(Your instructions) Gather up every line from the entries below that uses the word "this".

-- start Provided material --

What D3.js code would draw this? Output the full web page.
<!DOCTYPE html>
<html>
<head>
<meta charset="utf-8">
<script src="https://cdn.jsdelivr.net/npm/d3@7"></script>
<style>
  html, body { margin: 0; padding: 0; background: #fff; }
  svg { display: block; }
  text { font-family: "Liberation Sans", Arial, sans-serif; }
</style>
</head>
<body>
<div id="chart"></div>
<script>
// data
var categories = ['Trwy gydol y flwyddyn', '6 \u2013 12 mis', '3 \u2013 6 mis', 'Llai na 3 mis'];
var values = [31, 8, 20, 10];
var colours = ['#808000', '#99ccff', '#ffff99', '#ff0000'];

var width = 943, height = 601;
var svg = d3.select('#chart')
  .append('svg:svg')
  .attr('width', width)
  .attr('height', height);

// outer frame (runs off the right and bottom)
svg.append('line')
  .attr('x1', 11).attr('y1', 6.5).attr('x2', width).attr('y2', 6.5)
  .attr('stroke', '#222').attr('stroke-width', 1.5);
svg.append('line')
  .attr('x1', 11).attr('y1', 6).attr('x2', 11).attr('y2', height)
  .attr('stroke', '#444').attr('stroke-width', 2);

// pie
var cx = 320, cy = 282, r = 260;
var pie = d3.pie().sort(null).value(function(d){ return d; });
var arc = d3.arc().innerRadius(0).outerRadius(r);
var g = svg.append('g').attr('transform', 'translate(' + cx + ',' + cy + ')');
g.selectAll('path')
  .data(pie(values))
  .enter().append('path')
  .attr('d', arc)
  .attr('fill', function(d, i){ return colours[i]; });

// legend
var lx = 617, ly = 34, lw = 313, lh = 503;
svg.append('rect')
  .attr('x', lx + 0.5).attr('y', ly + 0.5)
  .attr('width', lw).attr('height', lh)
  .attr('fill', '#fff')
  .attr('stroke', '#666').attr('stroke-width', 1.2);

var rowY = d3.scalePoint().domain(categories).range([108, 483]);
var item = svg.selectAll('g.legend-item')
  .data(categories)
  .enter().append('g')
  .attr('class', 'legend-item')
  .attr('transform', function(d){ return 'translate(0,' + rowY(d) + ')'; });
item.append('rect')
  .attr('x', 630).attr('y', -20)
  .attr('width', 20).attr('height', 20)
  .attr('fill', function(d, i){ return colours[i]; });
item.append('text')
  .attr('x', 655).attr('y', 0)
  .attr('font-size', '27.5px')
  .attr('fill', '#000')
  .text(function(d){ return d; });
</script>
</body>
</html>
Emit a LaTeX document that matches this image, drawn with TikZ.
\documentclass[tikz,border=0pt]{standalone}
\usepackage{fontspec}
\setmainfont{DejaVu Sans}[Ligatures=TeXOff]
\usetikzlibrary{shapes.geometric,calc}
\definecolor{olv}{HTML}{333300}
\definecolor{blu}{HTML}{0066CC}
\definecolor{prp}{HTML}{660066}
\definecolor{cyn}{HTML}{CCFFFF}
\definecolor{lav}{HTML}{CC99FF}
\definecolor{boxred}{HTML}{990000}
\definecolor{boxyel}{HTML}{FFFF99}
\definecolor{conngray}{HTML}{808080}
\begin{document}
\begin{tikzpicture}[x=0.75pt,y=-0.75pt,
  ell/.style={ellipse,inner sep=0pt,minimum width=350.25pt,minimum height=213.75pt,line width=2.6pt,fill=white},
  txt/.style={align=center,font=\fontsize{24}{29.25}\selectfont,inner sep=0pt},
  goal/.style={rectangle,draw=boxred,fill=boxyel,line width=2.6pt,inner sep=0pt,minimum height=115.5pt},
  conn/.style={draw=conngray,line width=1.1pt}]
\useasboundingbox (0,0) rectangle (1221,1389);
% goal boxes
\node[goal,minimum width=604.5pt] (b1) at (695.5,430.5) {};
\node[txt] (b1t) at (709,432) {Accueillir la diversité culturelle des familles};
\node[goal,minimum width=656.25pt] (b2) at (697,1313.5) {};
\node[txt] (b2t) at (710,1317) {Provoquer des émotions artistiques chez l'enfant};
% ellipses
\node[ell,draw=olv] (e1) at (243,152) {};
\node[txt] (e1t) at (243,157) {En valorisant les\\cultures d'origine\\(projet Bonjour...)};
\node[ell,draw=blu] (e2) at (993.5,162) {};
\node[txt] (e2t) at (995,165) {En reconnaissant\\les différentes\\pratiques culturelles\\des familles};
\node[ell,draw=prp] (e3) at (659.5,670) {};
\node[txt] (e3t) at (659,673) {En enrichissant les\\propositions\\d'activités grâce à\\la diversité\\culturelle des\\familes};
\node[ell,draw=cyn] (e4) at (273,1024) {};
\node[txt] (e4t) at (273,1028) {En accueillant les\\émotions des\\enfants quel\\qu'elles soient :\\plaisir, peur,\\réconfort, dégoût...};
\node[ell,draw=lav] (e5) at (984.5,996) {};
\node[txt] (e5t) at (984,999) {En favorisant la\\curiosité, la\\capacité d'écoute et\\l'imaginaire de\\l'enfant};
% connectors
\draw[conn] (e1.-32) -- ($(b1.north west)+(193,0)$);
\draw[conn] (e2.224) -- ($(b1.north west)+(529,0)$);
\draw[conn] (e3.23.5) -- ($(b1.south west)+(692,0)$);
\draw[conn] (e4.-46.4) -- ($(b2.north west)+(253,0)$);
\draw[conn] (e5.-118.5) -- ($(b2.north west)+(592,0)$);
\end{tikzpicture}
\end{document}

-- end Provided material --

(Task solution)
What D3.js code would draw this? Output the full web page.
Emit a LaTeX document that matches this image, drawn with TikZ.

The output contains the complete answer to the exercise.